Expression for what $y_{ss}$ should be based on @juancho's comment. $$y_{ss}[n] = \sum_{k= n-120}^{120119} \cos(0.05\pi k) \cdot 0.96^{(n-k)}$$ for $119<k\leq120119$

Answer 1

1. Your systems is a linear time invariant (LTI) system
2. An important property of LTI systems is that the output to a sine wave is also a sine wave of the same frequency just with a different magnitude and phase.

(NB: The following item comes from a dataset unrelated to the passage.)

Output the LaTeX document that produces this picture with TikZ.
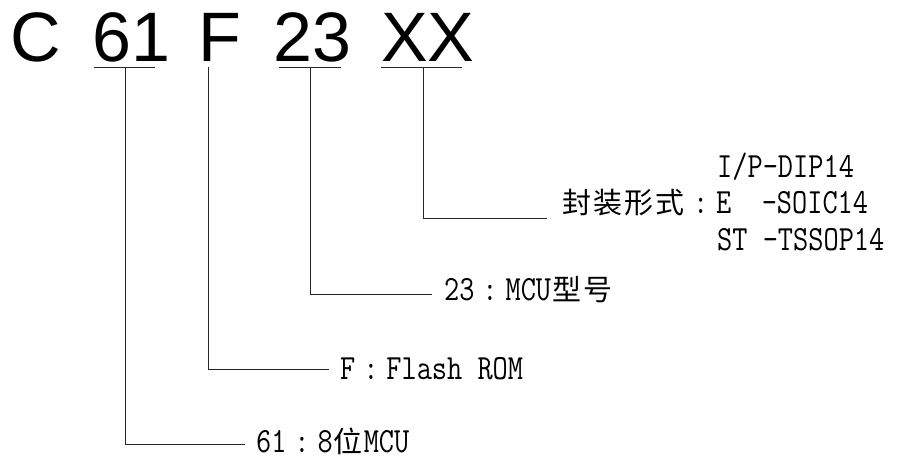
\documentclass[tikz,border=0pt]{standalone}
\usepackage{fontspec}
\usepackage{graphicx}
\setmainfont{Liberation Sans}
\newfontfamily\cjkf{Noto Sans CJK SC}
\newcommand{\lat}[1]{\scalebox{1}[1.2]{\ttfamily\fontsize{29.5}{32}\selectfont #1}}
\newcommand{\han}[1]{\makebox[31pt]{\cjkf\fontsize{29}{32}\selectfont #1}}
\newcommand{\fcolon}{\makebox[31pt]{\lat{:}}}
\tikzset{
  big/.style={font=\fontsize{70}{80}\selectfont, inner sep=0pt, anchor=base west},
  lab/.style={inner sep=0pt, anchor=base west},
  ln/.style={line width=1pt, draw=black!85},
}
\begin{document}
\begin{tikzpicture}[x=1pt,y=-1pt]
\useasboundingbox (0,0) rectangle (899,461);
% top code
\node[big] (tC)  at (10,61) {C};
\node[big] (t61) at (92,61) {61};
\node[big] (tF)  at (198,61) {F};
\node[big] (t23) at (273,61) {23};
\node[big] (tXX) at (381,61) {XX};
% underlines
\coordinate (u61a) at (94,67);  \coordinate (u61b) at (155,67);
\coordinate (u23a) at (279,67); \coordinate (u23b) at (341,67);
\coordinate (uXXa) at (381,67); \coordinate (uXXb) at (462,67);
\draw[ln] (u61a) -- (u61b);
\draw[ln] (u23a) -- (u23b);
\draw[ln] (uXXa) -- (uXXb);
% labels
\node[lab] (l61) at (256,452) {\lat{61}\fcolon\lat{8}\han{位}\lat{MCU}};
\node[lab] (lF)  at (340,379) {\lat{F}\fcolon\lat{Flash ROM}};
\node[lab] (l23) at (444,300) {\lat{23}\fcolon\lat{MCU}\han{型}\han{号}};
\node[lab] (lpk) at (561,213) {\han{封}\han{装}\han{形}\han{式}\fcolon\lat{E\ \ -SOIC14}};
\node[lab] (lp1) at (717,177) {\lat{I/P-DIP14}};
\node[lab] (lp3) at (717,250) {\lat{ST -TSSOP14}};
% connector ends
\coordinate (s61) at (125,67);  \coordinate (e61) at (245,444);
\coordinate (sF)  at (208,67);  \coordinate (eF)  at (329,369);
\coordinate (s23) at (310,67);  \coordinate (e23) at (432,294);
\coordinate (sXX) at (423,67);  \coordinate (eXX) at (547,218);
\draw[ln] (s61) |- (e61);
\draw[ln] (sF)  |- (eF);
\draw[ln] (s23) |- (e23);
\draw[ln] (sXX) |- (eXX);
\end{tikzpicture}
\end{document}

3. So we can write the output at some points as $$y_{ss}[n] = A\cdot \cos(0.05\pi n + \varphi), n >= N_0$$ That's the steady state output
4. It typically takes some amount of time/samples until the output reaches steady state simply because the input is not a pure sine wave but a gated sine wave and $x[n] = 0, n <0$. As long as there are initial zeros in the convolution sum, the output is not steady state yet.